What you need to do - Restate the whole of the material. Keep every word, and drop the pictures.

-- Begin Information shown --

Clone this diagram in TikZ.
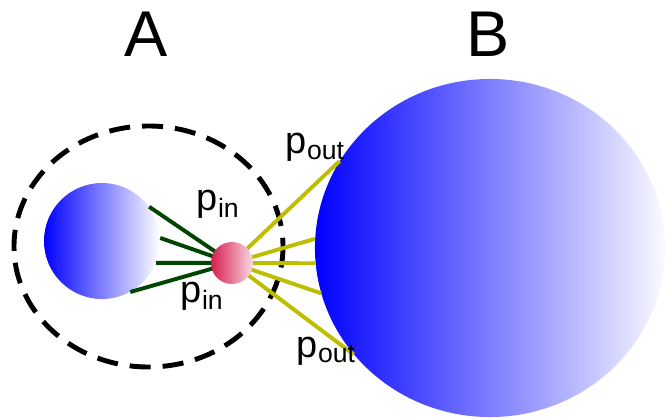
\documentclass[tikz,border=0pt]{standalone}
\usepackage{fontspec}
\setmainfont{Liberation Sans}
\usepackage{tikz}
\usetikzlibrary{shapes.geometric}
\definecolor{bondgreen}{RGB}{0,70,0}
\definecolor{bondyellow}{RGB}{190,190,0}
\definecolor{crimsonred}{RGB}{215,28,78}
\definecolor{palepink}{RGB}{248,218,228}
\definecolor{paleblue}{RGB}{250,250,255}

\begin{document}
\begin{tikzpicture}[x=0.025cm, y=-0.025cm,
    ball/.style={circle, inner sep=0pt},
    bond/.style={line width=2.8pt},
    lbl/.style={anchor=base west, font=\fontsize{27}{30}\selectfont},
    title/.style={anchor=base, font=\fontsize{46}{50}\selectfont}
]
\useasboundingbox (0,0) rectangle (672,420);
\draw[line width=3.5pt, dash pattern=on 15pt off 8.5pt] (148.5,246.5) ellipse [x radius=134.5, y radius=120.5];
\node[ellipse, inner sep=0pt, minimum width=8.75cm, minimum height=8.45cm, left color=blue, right color=paleblue] (b) at (490,248) {};
\node[ball, minimum size=2.9cm, left color=blue, right color=white] (a) at (102,241) {};
\coordinate (c) at (232,263);
\draw[bond, bondgreen] (a.36) -- (c); \draw[bond, bondgreen] (a.3) -- (c);
\draw[bond, bondgreen] (a.-22) -- (c); \draw[bond, bondgreen] (a.-61) -- (c);
\draw[bond, bondyellow] (c) -- (b.150); \draw[bond, bondyellow] (c) -- (b.177);
\draw[bond, bondyellow] (c) -- (b.185); \draw[bond, bondyellow] (c) -- (b.195);
\draw[bond, bondyellow] (c) -- (b.218);
\node[ball, minimum size=1.05cm, left color=crimsonred, right color=palepink] (r) at (c) {};
\node[title] (ta) at (146.5,57) {A};
\node[title] (tb) at (488,57) {B};
\node[lbl] (pin1) at (192,210) {p\textsubscript{in}};
\node[lbl] (pin2) at (176,302) {p\textsubscript{in}};
\node[lbl] (pout1) at (281,154) {p\textsubscript{out}};
\node[lbl] (pout2) at (292,357) {p\textsubscript{out}};
\end{tikzpicture}
\end{document}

-- End Information shown --

Final answer -
Clone this diagram in TikZ.
\documentclass[tikz,border=0pt]{standalone}
\usepackage{fontspec}
\setmainfont{Liberation Sans}
\usepackage{tikz}
\usetikzlibrary{shapes.geometric}
\definecolor{bondgreen}{RGB}{0,70,0}
\definecolor{bondyellow}{RGB}{190,190,0}
\definecolor{crimsonred}{RGB}{215,28,78}
\definecolor{palepink}{RGB}{248,218,228}
\definecolor{paleblue}{RGB}{250,250,255}

\begin{document}
\begin{tikzpicture}[x=0.025cm, y=-0.025cm,
    ball/.style={circle, inner sep=0pt},
    bond/.style={line width=2.8pt},
    lbl/.style={anchor=base west, font=\fontsize{27}{30}\selectfont},
    title/.style={anchor=base, font=\fontsize{46}{50}\selectfont}
]
\useasboundingbox (0,0) rectangle (672,420);
\draw[line width=3.5pt, dash pattern=on 15pt off 8.5pt] (148.5,246.5) ellipse [x radius=134.5, y radius=120.5];
\node[ellipse, inner sep=0pt, minimum width=8.75cm, minimum height=8.45cm, left color=blue, right color=paleblue] (b) at (490,248) {};
\node[ball, minimum size=2.9cm, left color=blue, right color=white] (a) at (102,241) {};
\coordinate (c) at (232,263);
\draw[bond, bondgreen] (a.36) -- (c); \draw[bond, bondgreen] (a.3) -- (c);
\draw[bond, bondgreen] (a.-22) -- (c); \draw[bond, bondgreen] (a.-61) -- (c);
\draw[bond, bondyellow] (c) -- (b.150); \draw[bond, bondyellow] (c) -- (b.177);
\draw[bond, bondyellow] (c) -- (b.185); \draw[bond, bondyellow] (c) -- (b.195);
\draw[bond, bondyellow] (c) -- (b.218);
\node[ball, minimum size=1.05cm, left color=crimsonred, right color=palepink] (r) at (c) {};
\node[title] (ta) at (146.5,57) {A};
\node[title] (tb) at (488,57) {B};
\node[lbl] (pin1) at (192,210) {p\textsubscript{in}};
\node[lbl] (pin2) at (176,302) {p\textsubscript{in}};
\node[lbl] (pout1) at (281,154) {p\textsubscript{out}};
\node[lbl] (pout2) at (292,357) {p\textsubscript{out}};
\end{tikzpicture}
\end{document}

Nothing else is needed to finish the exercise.